Und wie unterscheiden sich diese Fälle?
Einmal gibt es größere Probleme mit der Logistik, der Administration oder den Behörden. Es ist immer kompliziert, in schwierigen Ländern ein Visum zu bekommen. Man glaubt es zwar nicht, aber es gibt Situationen, in welchen wir Personen bereit haben, aber nicht loslegen können, weil wir kein Visum bekommen. Das wäre ein Fall, aber es gibt auch ganz andere. Im Südsudan zum Beispiel sind das halbe Jahr das Wetter und der Boden ein großes Problem. Man kann sich eigentlich nicht fortbewegen, außer mit dem Flugzeug oder dem Hubschrauber.

Die Kärntnerin Diyani Dewasurendra gehört zum Einsatzteam im Südsudan (Bild: Ärzte ohne Grenzen)
Die Kärntnerin Diyani Dewasurendra gehört zum Einsatzteam im Südsudan

Welche Rolle spielt die Öffentlichkeitsarbeit, um das Bewusstsein für humanitäre Krisen in der Bevölkerung zu schärfen?
Das ist auch eine Aufgabe, die wir wahrnehmen. Speziell in Österreich, wo wir glücklicherweise keine Einsätze haben, versuchen wir unsere Feldbeobachtungen zu transportieren und ein Bewusstsein dafür innerhalb der Bevölkerung zu bilden. Das findet weniger in den Projekten statt und mehr in Europa oder den Spenderländern.

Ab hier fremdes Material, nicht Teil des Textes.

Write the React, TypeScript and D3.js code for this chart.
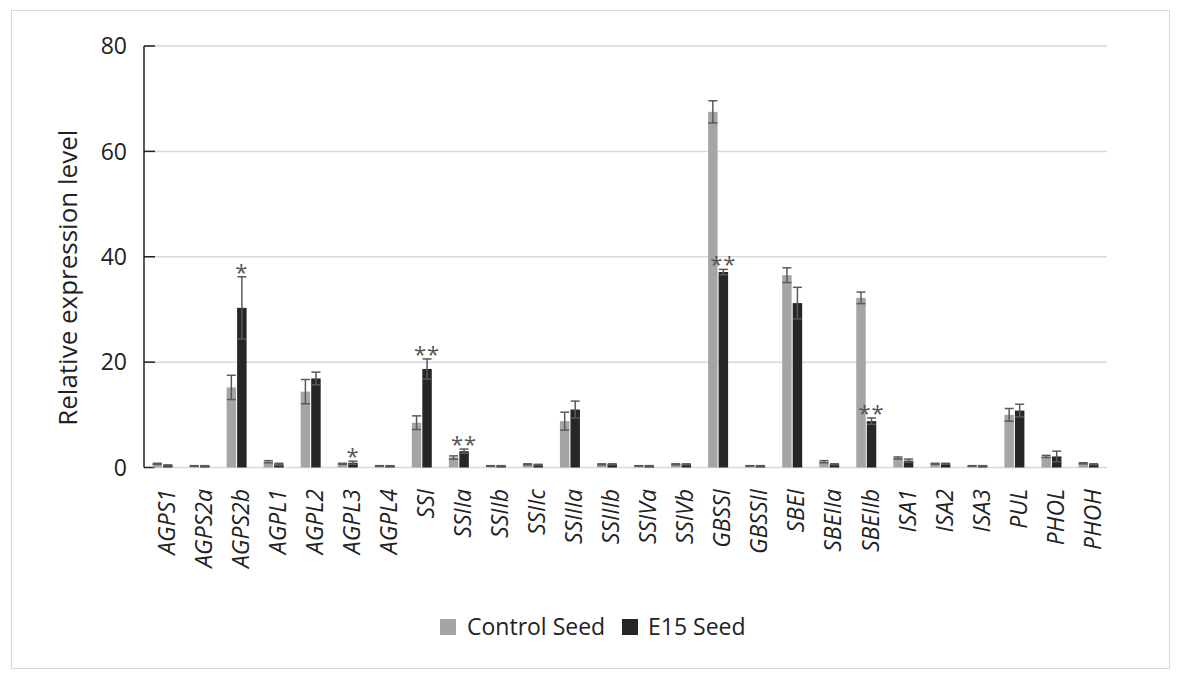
import React from "react";
import * as d3 from "d3";

const genes = [
  "AGPS1", "AGPS2a", "AGPS2b", "AGPL1", "AGPL2", "AGPL3", "AGPL4", "SSI", "SSIIa", "SSIIb",
  "SSIIc", "SSIIIa", "SSIIIb", "SSIVa", "SSIVb", "GBSSI", "GBSSII", "SBEI", "SBEIIa", "SBEIIb",
  "ISA1", "ISA2", "ISA3", "PUL", "PHOL", "PHOH",
];

const controlMean = [0.7, 0.3, 15.2, 1.1, 14.4, 0.7, 0.3, 8.5, 1.9, 0.3, 0.6, 8.8, 0.6, 0.3, 0.6, 67.5, 0.3, 36.5, 1.1, 32.2, 1.8, 0.7, 0.3, 10.0, 2.1, 0.8];
const controlErr = [0.1, 0.05, 2.3, 0.2, 2.3, 0.1, 0.05, 1.3, 0.3, 0.05, 0.1, 1.7, 0.1, 0.05, 0.1, 2.1, 0.05, 1.4, 0.2, 1.1, 0.2, 0.1, 0.05, 1.2, 0.2, 0.1];
const e15Mean = [0.4, 0.3, 30.3, 0.6, 16.9, 0.9, 0.3, 18.7, 3.1, 0.3, 0.5, 11.0, 0.6, 0.3, 0.6, 37.1, 0.3, 31.2, 0.6, 8.8, 1.3, 0.7, 0.3, 10.8, 2.1, 0.6];
const e15Err = [0.1, 0.05, 5.9, 0.2, 1.2, 0.3, 0.05, 1.9, 0.4, 0.05, 0.1, 1.6, 0.1, 0.05, 0.1, 0.5, 0.05, 3.0, 0.1, 0.6, 0.3, 0.1, 0.05, 1.2, 1.0, 0.1];
const e15Sig = ["", "", "*", "", "", "*", "", "**", "**", "", "", "", "", "", "", "**", "", "", "", "**", "", "", "", "", "", ""];

const seriesNames = ["Control Seed", "E15 Seed"];
const seriesColors = ["#a5a5a5", "#262626"];
const yTicks = [0, 20, 40, 60, 80];

const font = "'Open Sans', sans-serif";

export default function App() {
  const width = 1179;
  const height = 679;
  const left = 144;
  const right = 1107;
  const top = 46;
  const bottom = 467.5;

  const x = d3.scaleBand<string>().domain(genes).range([left, right]).paddingInner(0.46).paddingOuter(0.23);
  const xs = d3.scaleBand<string>().domain(seriesNames).range([0, x.bandwidth()]).paddingInner(0.1);
  const y = d3.scaleLinear().domain([0, 80]).range([bottom, top]);

  const series = [
    { name: seriesNames[0], mean: controlMean, err: controlErr },
    { name: seriesNames[1], mean: e15Mean, err: e15Err },
  ];
  const bw = xs.bandwidth();

  return (
    <svg width={width} height={height} style={{ position: "absolute", left: 0, top: 0 }}>
      <rect x={0} y={0} width={width} height={height} fill="#fff" />
      <rect x={11.5} y={10.5} width={1158} height={658} fill="none" stroke="#d9d9d9" />

      {yTicks.map((t) => (
        <g key={t}>
          <line x1={left} x2={right} y1={y(t)} y2={y(t)} stroke="#d9d9d9" strokeWidth={1.5} />
          <line x1={left} x2={left + 11} y1={y(t)} y2={y(t)} stroke="#222" strokeWidth={1.5} />
          <text x={127} y={y(t)} dy="0.36em" textAnchor="end" fontFamily={font} fontSize={23} fill="#222">
            {t}
          </text>
        </g>
      ))}
      <line x1={left} x2={left} y1={top} y2={bottom} stroke="#222" strokeWidth={1.5} />

      <text
        transform={`translate(77, ${(top + bottom) / 2 + 21}) rotate(-90)`}
        textAnchor="middle"
        fontFamily={font}
        fontSize={26}
        fill="#222"
      >
        Relative expression level
      </text>

      {series.map((s, si) => (
        <g key={s.name}>
          {genes.map((g, i) => {
            const bx = (x(g) ?? 0) + (xs(s.name) ?? 0);
            const cx = bx + bw / 2;
            const v = s.mean[i];
            const e = s.err[i];
            return (
              <g key={g}>
                <rect x={bx} y={y(v)} width={bw} height={bottom - y(v)} fill={seriesColors[si]} />
                <line x1={cx} x2={cx} y1={y(v + e)} y2={y(Math.max(0, v - e))} stroke="#595959" strokeWidth={1.5} />
                <line x1={cx - 4.5} x2={cx + 4.5} y1={y(v + e)} y2={y(v + e)} stroke="#595959" strokeWidth={1.5} />
                <line x1={cx - 4.5} x2={cx + 4.5} y1={y(Math.max(0, v - e))} y2={y(Math.max(0, v - e))} stroke="#595959" strokeWidth={1.5} />
              </g>
            );
          })}
        </g>
      ))}

      {genes.map((g, i) =>
        e15Sig[i] ? (
          <text
            key={g}
            x={(x(g) ?? 0) + (xs(seriesNames[1]) ?? 0) + bw / 2}
            y={y(e15Mean[i] + e15Err[i]) + 3}
            textAnchor="middle"
            fontFamily={font}
            fontSize={22}
            letterSpacing={1}
            fill="#555"
          >
            {e15Sig[i]}
          </text>
        ) : null
      )}

      {genes.map((g) => (
        <text
          key={g}
          transform={`translate(${(x(g) ?? 0) + x.bandwidth() / 2 + 4}, 489) rotate(-90)`}
          textAnchor="end"
          dy="0.36em"
          fontFamily={font}
          fontStyle="italic"
          fontSize={23}
          fill="#222"
        >
          {g}
        </text>
      ))}

      <g fontFamily={font} fontSize={23} fill="#222">
        <rect x={440} y={619} width={16} height={16} fill={seriesColors[0]} />
        <text x={467} y={635}>{seriesNames[0]}</text>
        <rect x={622} y={619} width={16} height={16} fill={seriesColors[1]} />
        <text x={648} y={635}>{seriesNames[1]}</text>
      </g>
    </svg>
  );
}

Dann wären wir auch schon bei meiner letzten Frage angelangt. Abgesehen von Spenden, wie kann man „Ärzte ohne Grenzen“ am besten unterstützen?
Die Spenden sind natürlich wichtig. Wir sind die größte privat finanzierte Hilfsorganisation der Welt. Das ist auch jene Eigenschaft, die uns unsere Unabhängigkeit gibt und daher ein wichtiger Punkt. Darüber hinaus kann man bei Interesse eine Bewerbung abgeben und schauen, ob man selbst auf Einsätze gehen möchte. Und man kann uns im Sinne der Beobachtung unterstützen, indem man uns auf den sozialen Medien folgt und schaut welche Themen einen ansprechen.